- **The records**
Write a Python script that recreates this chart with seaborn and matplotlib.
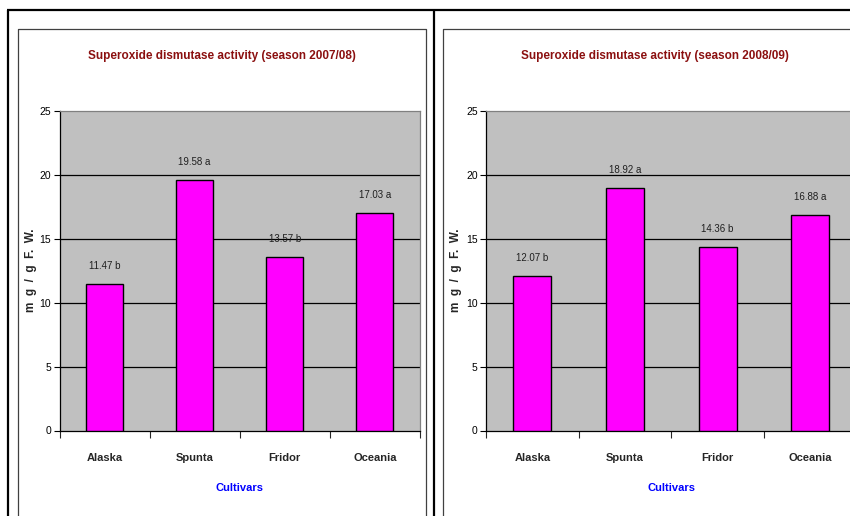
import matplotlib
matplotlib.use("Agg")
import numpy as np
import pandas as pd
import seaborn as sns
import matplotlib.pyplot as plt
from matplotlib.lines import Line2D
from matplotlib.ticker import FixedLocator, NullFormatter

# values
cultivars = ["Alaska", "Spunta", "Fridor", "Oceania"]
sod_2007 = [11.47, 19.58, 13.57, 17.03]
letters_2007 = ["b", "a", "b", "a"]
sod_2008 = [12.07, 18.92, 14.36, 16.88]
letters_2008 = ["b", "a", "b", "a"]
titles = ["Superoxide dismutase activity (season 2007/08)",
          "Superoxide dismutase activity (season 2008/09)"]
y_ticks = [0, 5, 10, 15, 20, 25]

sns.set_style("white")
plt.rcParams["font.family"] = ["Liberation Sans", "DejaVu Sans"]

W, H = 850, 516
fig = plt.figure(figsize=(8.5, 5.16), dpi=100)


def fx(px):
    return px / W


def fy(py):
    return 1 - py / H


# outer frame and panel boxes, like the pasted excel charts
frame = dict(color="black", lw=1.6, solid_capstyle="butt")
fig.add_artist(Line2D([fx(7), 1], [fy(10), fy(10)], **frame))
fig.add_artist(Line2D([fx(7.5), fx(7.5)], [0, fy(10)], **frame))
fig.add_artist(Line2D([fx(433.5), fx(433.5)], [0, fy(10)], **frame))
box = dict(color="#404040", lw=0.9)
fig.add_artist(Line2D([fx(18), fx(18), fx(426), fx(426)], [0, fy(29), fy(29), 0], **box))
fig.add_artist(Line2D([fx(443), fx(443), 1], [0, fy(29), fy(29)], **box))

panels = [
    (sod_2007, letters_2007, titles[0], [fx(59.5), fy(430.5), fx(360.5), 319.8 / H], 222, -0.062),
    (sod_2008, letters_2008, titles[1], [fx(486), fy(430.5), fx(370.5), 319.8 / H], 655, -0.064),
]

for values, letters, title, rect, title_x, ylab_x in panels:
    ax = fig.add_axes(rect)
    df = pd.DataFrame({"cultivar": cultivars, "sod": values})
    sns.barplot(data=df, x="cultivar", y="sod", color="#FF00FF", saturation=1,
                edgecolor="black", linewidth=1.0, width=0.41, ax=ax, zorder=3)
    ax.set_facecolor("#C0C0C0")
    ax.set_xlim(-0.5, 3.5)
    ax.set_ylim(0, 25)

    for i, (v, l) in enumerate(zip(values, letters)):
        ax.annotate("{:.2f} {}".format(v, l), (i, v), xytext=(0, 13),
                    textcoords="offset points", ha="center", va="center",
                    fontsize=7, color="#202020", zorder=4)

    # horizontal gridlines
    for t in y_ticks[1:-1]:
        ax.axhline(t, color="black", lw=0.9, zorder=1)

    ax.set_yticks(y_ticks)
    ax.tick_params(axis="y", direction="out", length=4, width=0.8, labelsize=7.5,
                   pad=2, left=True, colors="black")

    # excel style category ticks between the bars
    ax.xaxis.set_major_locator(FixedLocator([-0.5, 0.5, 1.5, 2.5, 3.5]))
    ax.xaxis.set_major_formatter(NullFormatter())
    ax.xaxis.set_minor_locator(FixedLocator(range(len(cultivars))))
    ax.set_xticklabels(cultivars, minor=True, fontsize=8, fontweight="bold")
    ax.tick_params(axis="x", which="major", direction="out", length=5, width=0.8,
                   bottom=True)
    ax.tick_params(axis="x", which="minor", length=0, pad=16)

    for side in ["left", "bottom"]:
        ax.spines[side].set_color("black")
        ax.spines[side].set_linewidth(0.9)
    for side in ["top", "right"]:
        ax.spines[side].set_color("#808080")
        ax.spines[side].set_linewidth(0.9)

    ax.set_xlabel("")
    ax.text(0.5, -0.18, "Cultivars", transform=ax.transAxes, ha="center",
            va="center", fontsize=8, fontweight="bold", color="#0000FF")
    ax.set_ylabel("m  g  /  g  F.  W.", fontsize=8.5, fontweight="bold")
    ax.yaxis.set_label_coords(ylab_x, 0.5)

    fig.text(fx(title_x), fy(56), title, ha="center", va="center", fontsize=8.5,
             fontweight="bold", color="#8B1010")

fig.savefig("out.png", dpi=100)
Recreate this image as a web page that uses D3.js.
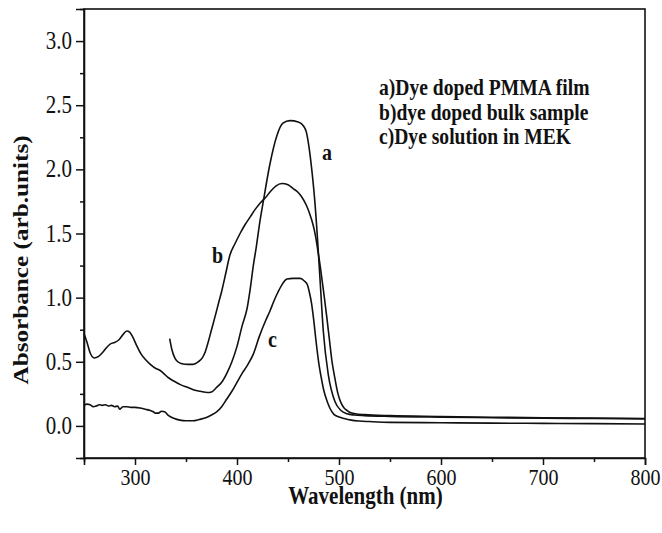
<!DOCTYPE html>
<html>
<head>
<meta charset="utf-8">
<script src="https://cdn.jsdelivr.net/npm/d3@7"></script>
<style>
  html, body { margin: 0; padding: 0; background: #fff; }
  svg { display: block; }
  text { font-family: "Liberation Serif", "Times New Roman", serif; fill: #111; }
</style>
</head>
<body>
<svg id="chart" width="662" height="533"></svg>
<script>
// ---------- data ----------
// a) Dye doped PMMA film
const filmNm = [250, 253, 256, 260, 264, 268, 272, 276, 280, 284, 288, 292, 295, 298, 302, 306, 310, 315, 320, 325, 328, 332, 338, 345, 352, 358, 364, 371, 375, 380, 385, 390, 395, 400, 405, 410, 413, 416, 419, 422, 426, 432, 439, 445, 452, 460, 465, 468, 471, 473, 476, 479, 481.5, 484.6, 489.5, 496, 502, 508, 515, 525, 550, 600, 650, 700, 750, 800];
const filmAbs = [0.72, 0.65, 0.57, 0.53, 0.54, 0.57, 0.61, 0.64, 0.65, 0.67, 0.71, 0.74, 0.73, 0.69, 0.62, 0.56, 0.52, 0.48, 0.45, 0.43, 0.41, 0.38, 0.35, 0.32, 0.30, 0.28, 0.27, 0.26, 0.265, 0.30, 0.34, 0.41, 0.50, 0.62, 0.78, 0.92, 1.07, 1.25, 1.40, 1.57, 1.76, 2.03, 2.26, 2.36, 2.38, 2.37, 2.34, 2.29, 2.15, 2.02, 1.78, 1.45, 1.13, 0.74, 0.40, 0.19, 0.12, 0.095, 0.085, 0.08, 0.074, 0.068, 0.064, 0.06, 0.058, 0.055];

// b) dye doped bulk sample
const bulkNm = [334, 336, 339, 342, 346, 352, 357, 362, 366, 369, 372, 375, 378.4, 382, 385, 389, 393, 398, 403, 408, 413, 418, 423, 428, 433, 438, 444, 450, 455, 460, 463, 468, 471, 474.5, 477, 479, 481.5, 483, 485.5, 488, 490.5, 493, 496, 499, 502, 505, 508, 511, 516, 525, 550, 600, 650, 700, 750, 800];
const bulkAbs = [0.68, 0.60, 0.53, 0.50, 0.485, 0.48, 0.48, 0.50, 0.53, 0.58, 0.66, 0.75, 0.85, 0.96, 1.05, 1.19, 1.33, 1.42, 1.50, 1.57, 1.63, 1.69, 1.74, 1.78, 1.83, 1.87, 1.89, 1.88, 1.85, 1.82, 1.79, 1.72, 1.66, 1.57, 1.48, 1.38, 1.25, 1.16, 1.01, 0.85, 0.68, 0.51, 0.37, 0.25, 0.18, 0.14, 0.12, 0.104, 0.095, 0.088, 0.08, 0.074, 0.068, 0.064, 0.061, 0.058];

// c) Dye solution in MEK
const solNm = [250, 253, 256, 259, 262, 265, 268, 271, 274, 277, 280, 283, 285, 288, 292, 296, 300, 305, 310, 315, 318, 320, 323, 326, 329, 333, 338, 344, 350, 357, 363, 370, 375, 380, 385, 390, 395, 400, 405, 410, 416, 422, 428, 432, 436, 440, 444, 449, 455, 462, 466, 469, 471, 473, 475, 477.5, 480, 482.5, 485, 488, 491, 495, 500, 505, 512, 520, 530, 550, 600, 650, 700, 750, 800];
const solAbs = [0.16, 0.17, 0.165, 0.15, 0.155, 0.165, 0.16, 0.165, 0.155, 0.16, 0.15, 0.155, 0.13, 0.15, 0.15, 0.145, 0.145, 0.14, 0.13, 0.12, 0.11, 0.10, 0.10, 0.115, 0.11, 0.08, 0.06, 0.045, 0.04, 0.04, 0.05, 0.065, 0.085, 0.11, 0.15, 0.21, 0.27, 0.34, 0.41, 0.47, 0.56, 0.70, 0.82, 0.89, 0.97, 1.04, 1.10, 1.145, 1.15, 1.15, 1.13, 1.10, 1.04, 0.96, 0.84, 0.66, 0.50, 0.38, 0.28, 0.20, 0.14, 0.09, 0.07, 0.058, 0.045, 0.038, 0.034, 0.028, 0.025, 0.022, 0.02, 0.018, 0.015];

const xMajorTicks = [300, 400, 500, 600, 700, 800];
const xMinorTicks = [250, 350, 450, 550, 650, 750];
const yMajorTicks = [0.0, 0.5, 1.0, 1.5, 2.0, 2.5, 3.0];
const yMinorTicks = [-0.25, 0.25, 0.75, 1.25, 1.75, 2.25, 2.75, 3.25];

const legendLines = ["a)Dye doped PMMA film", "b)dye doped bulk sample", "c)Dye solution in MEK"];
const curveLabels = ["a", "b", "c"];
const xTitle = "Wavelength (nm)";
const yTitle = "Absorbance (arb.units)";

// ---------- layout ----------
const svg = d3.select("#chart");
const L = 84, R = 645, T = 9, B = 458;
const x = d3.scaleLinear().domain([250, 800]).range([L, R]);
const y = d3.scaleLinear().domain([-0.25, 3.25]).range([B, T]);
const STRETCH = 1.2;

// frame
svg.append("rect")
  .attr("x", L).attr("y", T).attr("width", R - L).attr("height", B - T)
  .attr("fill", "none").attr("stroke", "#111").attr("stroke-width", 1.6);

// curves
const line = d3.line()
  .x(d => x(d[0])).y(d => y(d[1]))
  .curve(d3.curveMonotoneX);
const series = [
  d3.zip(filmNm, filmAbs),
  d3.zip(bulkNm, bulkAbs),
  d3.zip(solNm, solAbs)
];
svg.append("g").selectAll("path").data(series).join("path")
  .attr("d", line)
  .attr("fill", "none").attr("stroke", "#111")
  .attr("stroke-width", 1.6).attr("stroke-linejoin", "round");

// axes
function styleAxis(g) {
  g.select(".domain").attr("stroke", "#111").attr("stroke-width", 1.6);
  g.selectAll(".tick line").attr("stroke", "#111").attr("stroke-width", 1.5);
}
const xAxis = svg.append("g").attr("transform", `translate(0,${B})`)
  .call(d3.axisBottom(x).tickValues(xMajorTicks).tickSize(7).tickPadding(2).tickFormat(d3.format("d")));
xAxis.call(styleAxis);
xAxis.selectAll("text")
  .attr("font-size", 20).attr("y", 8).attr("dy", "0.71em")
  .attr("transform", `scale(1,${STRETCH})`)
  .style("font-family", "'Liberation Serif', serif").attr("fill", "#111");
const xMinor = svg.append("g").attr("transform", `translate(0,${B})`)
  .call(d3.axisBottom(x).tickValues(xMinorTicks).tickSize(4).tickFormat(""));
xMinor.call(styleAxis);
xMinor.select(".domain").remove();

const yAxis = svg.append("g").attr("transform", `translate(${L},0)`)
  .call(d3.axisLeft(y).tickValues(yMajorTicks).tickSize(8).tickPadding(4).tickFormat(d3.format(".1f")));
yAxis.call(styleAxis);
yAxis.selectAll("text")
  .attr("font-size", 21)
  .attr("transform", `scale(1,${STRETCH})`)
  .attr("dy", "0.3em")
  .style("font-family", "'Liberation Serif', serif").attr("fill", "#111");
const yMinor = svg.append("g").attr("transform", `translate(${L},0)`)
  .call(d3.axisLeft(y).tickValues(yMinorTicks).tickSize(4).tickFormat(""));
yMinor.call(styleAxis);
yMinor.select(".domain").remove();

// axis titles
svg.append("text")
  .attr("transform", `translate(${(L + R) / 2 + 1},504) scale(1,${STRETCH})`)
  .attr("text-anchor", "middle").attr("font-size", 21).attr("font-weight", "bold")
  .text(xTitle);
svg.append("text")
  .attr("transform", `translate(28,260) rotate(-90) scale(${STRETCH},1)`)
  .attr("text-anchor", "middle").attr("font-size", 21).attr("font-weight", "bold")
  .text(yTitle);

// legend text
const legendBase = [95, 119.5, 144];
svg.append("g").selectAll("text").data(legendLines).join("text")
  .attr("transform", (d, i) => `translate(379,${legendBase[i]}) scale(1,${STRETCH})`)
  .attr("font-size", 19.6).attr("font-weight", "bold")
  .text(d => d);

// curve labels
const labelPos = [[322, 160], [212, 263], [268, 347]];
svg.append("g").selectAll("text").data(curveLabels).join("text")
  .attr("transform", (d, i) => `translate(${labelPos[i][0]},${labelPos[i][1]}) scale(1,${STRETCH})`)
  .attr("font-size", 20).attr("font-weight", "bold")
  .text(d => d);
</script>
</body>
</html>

- **Problem requirements**
Show all lines in the entries above where the string "that" appears.

- **Exercise solution**
Write a Python script that recreates this chart with seaborn and matplotlib.
Recreate this image as a web page that uses D3.js.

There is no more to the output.